Material to process |

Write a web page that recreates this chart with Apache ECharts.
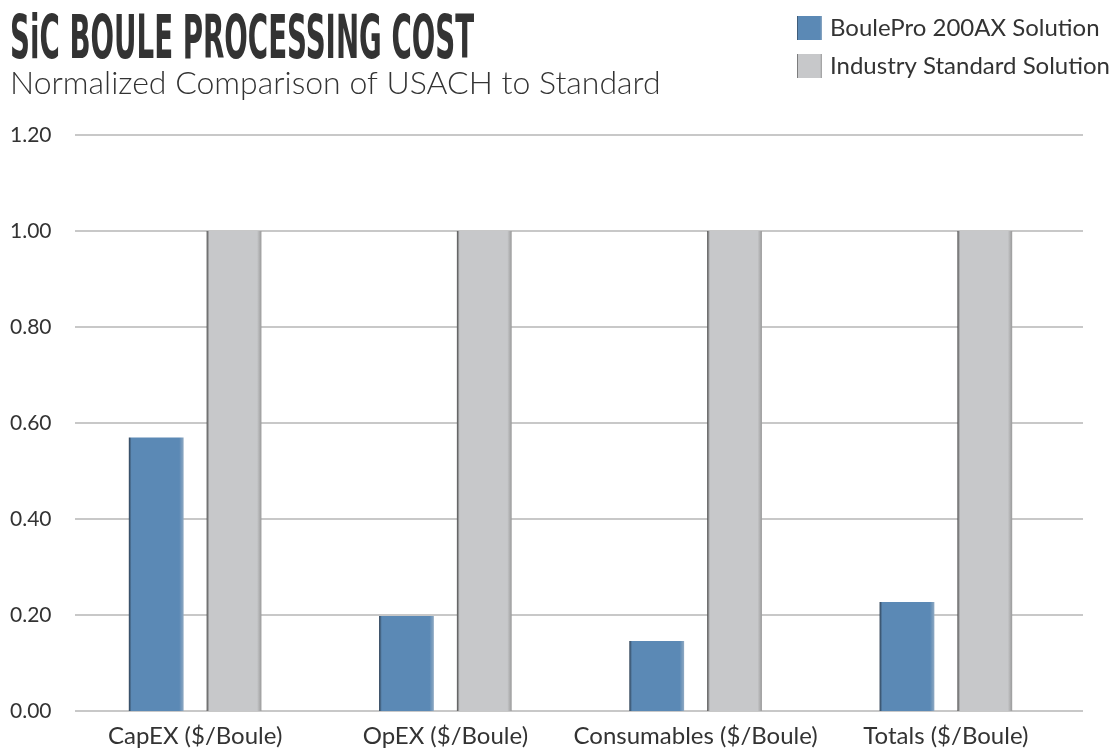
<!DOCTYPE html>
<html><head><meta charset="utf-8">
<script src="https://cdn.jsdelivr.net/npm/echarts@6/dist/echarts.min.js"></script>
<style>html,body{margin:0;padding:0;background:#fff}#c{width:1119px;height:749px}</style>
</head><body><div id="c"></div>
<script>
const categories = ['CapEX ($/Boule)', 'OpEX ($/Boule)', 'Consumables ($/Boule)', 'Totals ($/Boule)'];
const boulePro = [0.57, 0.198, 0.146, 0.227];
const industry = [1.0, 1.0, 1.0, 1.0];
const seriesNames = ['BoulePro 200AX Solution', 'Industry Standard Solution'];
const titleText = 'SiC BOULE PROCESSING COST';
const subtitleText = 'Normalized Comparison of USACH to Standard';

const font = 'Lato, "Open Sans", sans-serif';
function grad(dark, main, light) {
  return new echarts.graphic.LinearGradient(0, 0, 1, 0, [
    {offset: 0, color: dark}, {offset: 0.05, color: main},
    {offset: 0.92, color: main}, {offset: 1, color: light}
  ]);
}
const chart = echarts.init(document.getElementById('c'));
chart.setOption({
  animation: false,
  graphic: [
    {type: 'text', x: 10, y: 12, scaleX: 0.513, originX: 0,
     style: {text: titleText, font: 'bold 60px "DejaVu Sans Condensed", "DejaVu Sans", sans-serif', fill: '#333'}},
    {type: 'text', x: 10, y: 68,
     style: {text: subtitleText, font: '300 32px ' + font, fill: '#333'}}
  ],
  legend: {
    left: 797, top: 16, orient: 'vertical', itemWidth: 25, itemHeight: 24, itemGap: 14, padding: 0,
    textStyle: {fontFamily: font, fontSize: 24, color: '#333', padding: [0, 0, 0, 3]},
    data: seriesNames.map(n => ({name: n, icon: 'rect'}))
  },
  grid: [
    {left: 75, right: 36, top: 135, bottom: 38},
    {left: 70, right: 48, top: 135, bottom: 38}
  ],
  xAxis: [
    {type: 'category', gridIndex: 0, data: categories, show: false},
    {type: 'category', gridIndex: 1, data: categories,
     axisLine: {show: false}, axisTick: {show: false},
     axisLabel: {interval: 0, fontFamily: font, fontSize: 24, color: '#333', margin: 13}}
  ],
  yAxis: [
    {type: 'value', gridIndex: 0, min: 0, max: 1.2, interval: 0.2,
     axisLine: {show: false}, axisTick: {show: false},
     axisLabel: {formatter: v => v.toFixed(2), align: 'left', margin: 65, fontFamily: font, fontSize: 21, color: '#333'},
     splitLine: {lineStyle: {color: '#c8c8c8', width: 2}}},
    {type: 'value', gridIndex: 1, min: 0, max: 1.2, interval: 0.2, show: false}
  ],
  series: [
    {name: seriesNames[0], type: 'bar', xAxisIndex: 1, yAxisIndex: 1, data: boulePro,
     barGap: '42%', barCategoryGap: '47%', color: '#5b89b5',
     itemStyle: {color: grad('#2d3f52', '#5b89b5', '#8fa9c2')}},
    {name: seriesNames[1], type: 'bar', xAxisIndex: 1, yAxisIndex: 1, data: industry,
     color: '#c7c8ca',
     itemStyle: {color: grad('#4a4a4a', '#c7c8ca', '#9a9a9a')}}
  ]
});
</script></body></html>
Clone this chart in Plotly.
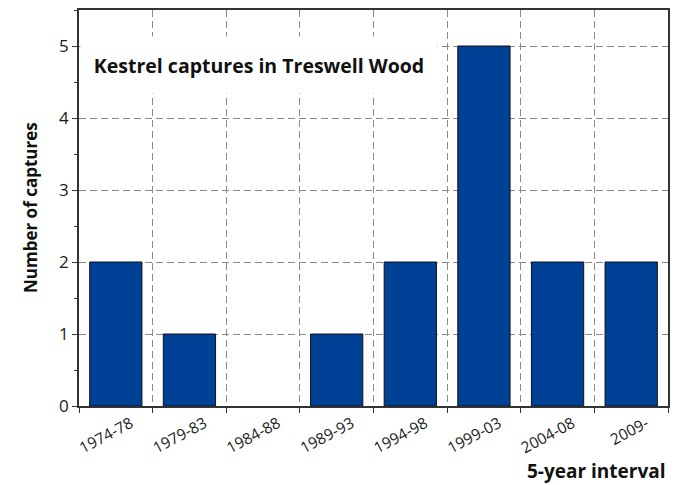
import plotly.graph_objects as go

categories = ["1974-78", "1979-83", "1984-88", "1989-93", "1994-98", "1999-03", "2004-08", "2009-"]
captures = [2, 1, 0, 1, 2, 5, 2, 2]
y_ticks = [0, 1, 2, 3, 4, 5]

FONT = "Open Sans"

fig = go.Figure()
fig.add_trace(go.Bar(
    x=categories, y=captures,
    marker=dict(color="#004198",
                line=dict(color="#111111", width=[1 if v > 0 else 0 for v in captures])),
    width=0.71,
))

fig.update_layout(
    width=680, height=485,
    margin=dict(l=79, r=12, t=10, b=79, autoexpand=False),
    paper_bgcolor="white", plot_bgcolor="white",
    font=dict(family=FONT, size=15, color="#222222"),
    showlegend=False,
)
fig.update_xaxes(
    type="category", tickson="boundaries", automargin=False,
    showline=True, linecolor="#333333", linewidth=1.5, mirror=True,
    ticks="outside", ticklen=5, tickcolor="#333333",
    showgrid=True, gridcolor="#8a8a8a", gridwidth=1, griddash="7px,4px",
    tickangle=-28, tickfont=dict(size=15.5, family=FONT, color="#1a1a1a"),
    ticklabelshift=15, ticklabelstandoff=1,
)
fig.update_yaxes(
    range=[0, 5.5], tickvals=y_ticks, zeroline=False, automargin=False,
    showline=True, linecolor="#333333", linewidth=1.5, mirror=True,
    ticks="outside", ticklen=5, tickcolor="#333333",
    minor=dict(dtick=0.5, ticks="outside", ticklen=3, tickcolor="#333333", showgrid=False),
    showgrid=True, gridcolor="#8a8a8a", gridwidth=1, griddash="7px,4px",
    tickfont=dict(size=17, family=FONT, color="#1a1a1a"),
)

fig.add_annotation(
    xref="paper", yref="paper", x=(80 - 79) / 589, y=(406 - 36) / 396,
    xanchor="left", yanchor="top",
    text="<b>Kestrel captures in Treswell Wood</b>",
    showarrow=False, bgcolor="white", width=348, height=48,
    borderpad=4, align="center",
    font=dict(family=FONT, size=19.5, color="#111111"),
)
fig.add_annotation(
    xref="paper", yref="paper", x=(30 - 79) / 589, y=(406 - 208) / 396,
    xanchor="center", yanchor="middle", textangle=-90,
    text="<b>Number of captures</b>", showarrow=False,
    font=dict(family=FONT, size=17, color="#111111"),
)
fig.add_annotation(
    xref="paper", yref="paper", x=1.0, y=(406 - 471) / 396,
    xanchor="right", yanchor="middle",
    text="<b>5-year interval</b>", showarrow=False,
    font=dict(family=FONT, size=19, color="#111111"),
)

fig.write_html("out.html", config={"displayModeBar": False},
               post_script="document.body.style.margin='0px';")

Task description |
Using the material above, return every line exactly as it appears, minus the pictures.

Response below |
Write a web page that recreates this chart with Apache ECharts.
<!DOCTYPE html>
<html><head><meta charset="utf-8">
<script src="https://cdn.jsdelivr.net/npm/echarts@6/dist/echarts.min.js"></script>
<style>html,body{margin:0;padding:0;background:#fff}#c{width:1119px;height:749px}</style>
</head><body><div id="c"></div>
<script>
const categories = ['CapEX ($/Boule)', 'OpEX ($/Boule)', 'Consumables ($/Boule)', 'Totals ($/Boule)'];
const boulePro = [0.57, 0.198, 0.146, 0.227];
const industry = [1.0, 1.0, 1.0, 1.0];
const seriesNames = ['BoulePro 200AX Solution', 'Industry Standard Solution'];
const titleText = 'SiC BOULE PROCESSING COST';
const subtitleText = 'Normalized Comparison of USACH to Standard';

const font = 'Lato, "Open Sans", sans-serif';
function grad(dark, main, light) {
  return new echarts.graphic.LinearGradient(0, 0, 1, 0, [
    {offset: 0, color: dark}, {offset: 0.05, color: main},
    {offset: 0.92, color: main}, {offset: 1, color: light}
  ]);
}
const chart = echarts.init(document.getElementById('c'));
chart.setOption({
  animation: false,
  graphic: [
    {type: 'text', x: 10, y: 12, scaleX: 0.513, originX: 0,
     style: {text: titleText, font: 'bold 60px "DejaVu Sans Condensed", "DejaVu Sans", sans-serif', fill: '#333'}},
    {type: 'text', x: 10, y: 68,
     style: {text: subtitleText, font: '300 32px ' + font, fill: '#333'}}
  ],
  legend: {
    left: 797, top: 16, orient: 'vertical', itemWidth: 25, itemHeight: 24, itemGap: 14, padding: 0,
    textStyle: {fontFamily: font, fontSize: 24, color: '#333', padding: [0, 0, 0, 3]},
    data: seriesNames.map(n => ({name: n, icon: 'rect'}))
  },
  grid: [
    {left: 75, right: 36, top: 135, bottom: 38},
    {left: 70, right: 48, top: 135, bottom: 38}
  ],
  xAxis: [
    {type: 'category', gridIndex: 0, data: categories, show: false},
    {type: 'category', gridIndex: 1, data: categories,
     axisLine: {show: false}, axisTick: {show: false},
     axisLabel: {interval: 0, fontFamily: font, fontSize: 24, color: '#333', margin: 13}}
  ],
  yAxis: [
    {type: 'value', gridIndex: 0, min: 0, max: 1.2, interval: 0.2,
     axisLine: {show: false}, axisTick: {show: false},
     axisLabel: {formatter: v => v.toFixed(2), align: 'left', margin: 65, fontFamily: font, fontSize: 21, color: '#333'},
     splitLine: {lineStyle: {color: '#c8c8c8', width: 2}}},
    {type: 'value', gridIndex: 1, min: 0, max: 1.2, interval: 0.2, show: false}
  ],
  series: [
    {name: seriesNames[0], type: 'bar', xAxisIndex: 1, yAxisIndex: 1, data: boulePro,
     barGap: '42%', barCategoryGap: '47%', color: '#5b89b5',
     itemStyle: {color: grad('#2d3f52', '#5b89b5', '#8fa9c2')}},
    {name: seriesNames[1], type: 'bar', xAxisIndex: 1, yAxisIndex: 1, data: industry,
     color: '#c7c8ca',
     itemStyle: {color: grad('#4a4a4a', '#c7c8ca', '#9a9a9a')}}
  ]
});
</script></body></html>
Clone this chart in Plotly.
import plotly.graph_objects as go

categories = ["1974-78", "1979-83", "1984-88", "1989-93", "1994-98", "1999-03", "2004-08", "2009-"]
captures = [2, 1, 0, 1, 2, 5, 2, 2]
y_ticks = [0, 1, 2, 3, 4, 5]

FONT = "Open Sans"

fig = go.Figure()
fig.add_trace(go.Bar(
    x=categories, y=captures,
    marker=dict(color="#004198",
                line=dict(color="#111111", width=[1 if v > 0 else 0 for v in captures])),
    width=0.71,
))

fig.update_layout(
    width=680, height=485,
    margin=dict(l=79, r=12, t=10, b=79, autoexpand=False),
    paper_bgcolor="white", plot_bgcolor="white",
    font=dict(family=FONT, size=15, color="#222222"),
    showlegend=False,
)
fig.update_xaxes(
    type="category", tickson="boundaries", automargin=False,
    showline=True, linecolor="#333333", linewidth=1.5, mirror=True,
    ticks="outside", ticklen=5, tickcolor="#333333",
    showgrid=True, gridcolor="#8a8a8a", gridwidth=1, griddash="7px,4px",
    tickangle=-28, tickfont=dict(size=15.5, family=FONT, color="#1a1a1a"),
    ticklabelshift=15, ticklabelstandoff=1,
)
fig.update_yaxes(
    range=[0, 5.5], tickvals=y_ticks, zeroline=False, automargin=False,
    showline=True, linecolor="#333333", linewidth=1.5, mirror=True,
    ticks="outside", ticklen=5, tickcolor="#333333",
    minor=dict(dtick=0.5, ticks="outside", ticklen=3, tickcolor="#333333", showgrid=False),
    showgrid=True, gridcolor="#8a8a8a", gridwidth=1, griddash="7px,4px",
    tickfont=dict(size=17, family=FONT, color="#1a1a1a"),
)

fig.add_annotation(
    xref="paper", yref="paper", x=(80 - 79) / 589, y=(406 - 36) / 396,
    xanchor="left", yanchor="top",
    text="<b>Kestrel captures in Treswell Wood</b>",
    showarrow=False, bgcolor="white", width=348, height=48,
    borderpad=4, align="center",
    font=dict(family=FONT, size=19.5, color="#111111"),
)
fig.add_annotation(
    xref="paper", yref="paper", x=(30 - 79) / 589, y=(406 - 208) / 396,
    xanchor="center", yanchor="middle", textangle=-90,
    text="<b>Number of captures</b>", showarrow=False,
    font=dict(family=FONT, size=17, color="#111111"),
)
fig.add_annotation(
    xref="paper", yref="paper", x=1.0, y=(406 - 471) / 396,
    xanchor="right", yanchor="middle",
    text="<b>5-year interval</b>", showarrow=False,
    font=dict(family=FONT, size=19, color="#111111"),
)

fig.write_html("out.html", config={"displayModeBar": False},
               post_script="document.body.style.margin='0px';")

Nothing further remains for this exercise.